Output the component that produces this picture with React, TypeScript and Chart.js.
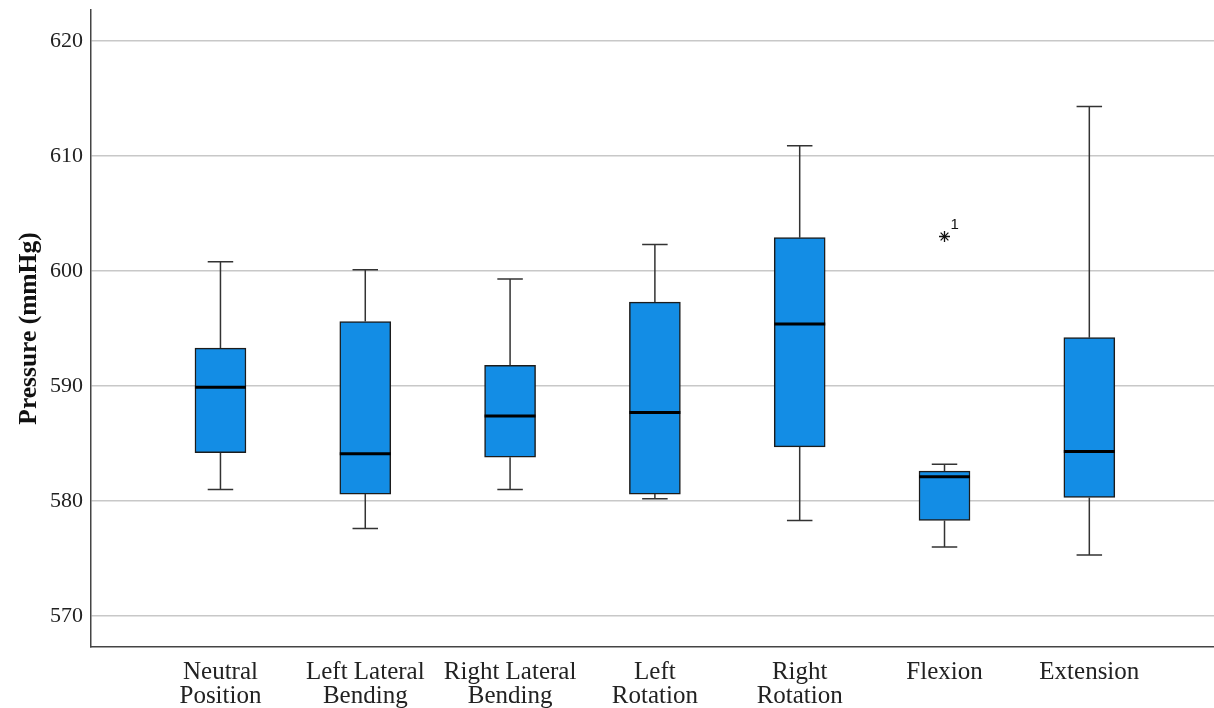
import React, { useEffect, useRef } from 'react';
import { Chart, registerables } from 'chart.js';

Chart.register(...registerables);

const categories: string[][] = [
  ['Neutral', 'Position'],
  ['Left Lateral', 'Bending'],
  ['Right Lateral', 'Bending'],
  ['Left', 'Rotation'],
  ['Right', 'Rotation'],
  ['Flexion'],
  ['Extension'],
];
const whiskerLow = [581.0, 577.6, 581.0, 580.2, 578.3, 576.0, 575.3];
const q1 = [584.2, 580.6, 583.8, 580.6, 584.7, 578.3, 580.3];
const median = [589.9, 584.1, 587.4, 587.7, 595.4, 582.1, 584.3];
const q3 = [593.3, 595.6, 591.8, 597.3, 602.9, 582.6, 594.2];
const whiskerHigh = [600.8, 600.1, 599.3, 602.3, 610.9, 583.2, 614.3];
const outlierCategory = [5];
const outlierValue = [603.0];
const outlierLabel = ['1'];
const yAxisTitle = 'Pressure (mmHg)';

const SERIF = "'Liberation Serif', 'Times New Roman', serif";

const boxPlugin = {
  id: 'boxWhiskers',
  afterDatasetsDraw(chart: any) {
    const { ctx } = chart;
    const x = chart.scales.x;
    const y = chart.scales.y;
    const meta = chart.getDatasetMeta(0);
    ctx.save();
    meta.data.forEach((bar: any, i: number) => {
      const cx = x.getPixelForValue(i);
      const half = bar.width / 2;
      const capHalf = half / 2;
      const yHi = y.getPixelForValue(whiskerHigh[i]);
      const yQ3 = y.getPixelForValue(q3[i]);
      const yQ1 = y.getPixelForValue(q1[i]);
      const yLo = y.getPixelForValue(whiskerLow[i]);
      const yMed = y.getPixelForValue(median[i]);
      ctx.strokeStyle = '#333';
      ctx.lineWidth = 1.5;
      ctx.beginPath();
      ctx.moveTo(cx, yQ3);
      ctx.lineTo(cx, yHi);
      ctx.moveTo(cx - capHalf, yHi);
      ctx.lineTo(cx + capHalf, yHi);
      ctx.moveTo(cx, yQ1);
      ctx.lineTo(cx, yLo);
      ctx.moveTo(cx - capHalf, yLo);
      ctx.lineTo(cx + capHalf, yLo);
      ctx.stroke();
      ctx.strokeStyle = '#000';
      ctx.lineWidth = 3;
      ctx.beginPath();
      ctx.moveTo(cx - half, yMed);
      ctx.lineTo(cx + half, yMed);
      ctx.stroke();
    });
    ctx.fillStyle = '#111';
    ctx.font = "15px 'Liberation Sans', Arial, sans-serif";
    ctx.textAlign = 'left';
    ctx.textBaseline = 'middle';
    outlierCategory.forEach((c, i) => {
      const px = x.getPixelForValue(c);
      const py = y.getPixelForValue(outlierValue[i]);
      ctx.fillText(outlierLabel[i], px + 6, py - 12);
    });
    ctx.restore();
  },
};

export default function App() {
  const ref = useRef<HTMLCanvasElement | null>(null);
  useEffect(() => {
    if (!ref.current) return;
    const chart = new Chart(ref.current, {
      type: 'bar',
      data: {
        datasets: [
          {
            type: 'bar',
            data: categories.map((_, i) => ({ x: i, y: [q1[i], q3[i]] })) as any,
            backgroundColor: 'rgb(19,141,229)',
            borderColor: '#1c1c1c',
            borderWidth: 1.5,
            borderSkipped: false,
            barThickness: 51,
          } as any,
          {
            type: 'scatter',
            data: outlierCategory.map((c, i) => ({ x: c, y: outlierValue[i] })),
            pointStyle: 'star',
            pointRadius: 5.5,
            borderColor: '#111',
            backgroundColor: '#111',
            borderWidth: 1.3,
          } as any,
        ],
      },
      options: {
        animation: false,
        responsive: true,
        maintainAspectRatio: false,
        layout: { autoPadding: false, padding: { top: 10, left: 0, right: 0, bottom: 0 } },
        plugins: { legend: { display: false }, tooltip: { enabled: false } },
        scales: {
          x: {
            type: 'linear',
            offset: false,
            min: -0.894,
            max: 6.861,
            afterBuildTicks: (s: any) => {
              s.ticks = categories.map((_, i) => ({ value: i }));
            },
            afterFit: (s: any) => {
              s.height = 61;
              s.paddingLeft = 0;
              s.paddingRight = 0;
            },
            grid: { display: false, drawTicks: false },
            border: { display: true, color: '#444', width: 1.5 },
            ticks: {
              padding: 13,
              color: '#222',
              autoSkip: false,
              maxRotation: 0,
              font: { family: SERIF, size: 25, lineHeight: 0.96 },
              callback: (v: any) => categories[v as number] ?? '',
            },
          },
          y: {
            type: 'linear',
            min: 567.3,
            max: 622.7,
            afterFit: (s: any) => {
              s.width = 91;
              s.paddingTop = 0;
              s.paddingBottom = 0;
            },
            grid: { color: '#c8c8c8', lineWidth: 1.5, drawTicks: false },
            border: { display: true, color: '#444', width: 1.5 },
            ticks: {
              stepSize: 10,
              includeBounds: false,
              padding: 8,
              color: '#222',
              font: { family: SERIF, size: 22 },
            },
            title: {
              display: true,
              text: yAxisTitle,
              color: '#111',
              font: { family: SERIF, size: 25.5, weight: 'bold' },
              padding: { top: 14, bottom: 0 },
            },
          },
        },
      } as any,
      plugins: [boxPlugin],
    });
    return () => chart.destroy();
  }, []);
  return (
    <div style={{ position: 'absolute', left: 0, top: 0, width: 1214, height: 708, background: '#fff' }}>
      <canvas ref={ref} />
    </div>
  );
}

* **Directive**
Exactly as written, please give again the lines from the beginning of the listing through the line containing "Chart.register(...registerables);", inclusive, without any pictures.

* **Exercise response**
Output the component that produces this picture with React, TypeScript and Chart.js.
import React, { useEffect, useRef } from 'react';
import { Chart, registerables } from 'chart.js';

Chart.register(...registerables);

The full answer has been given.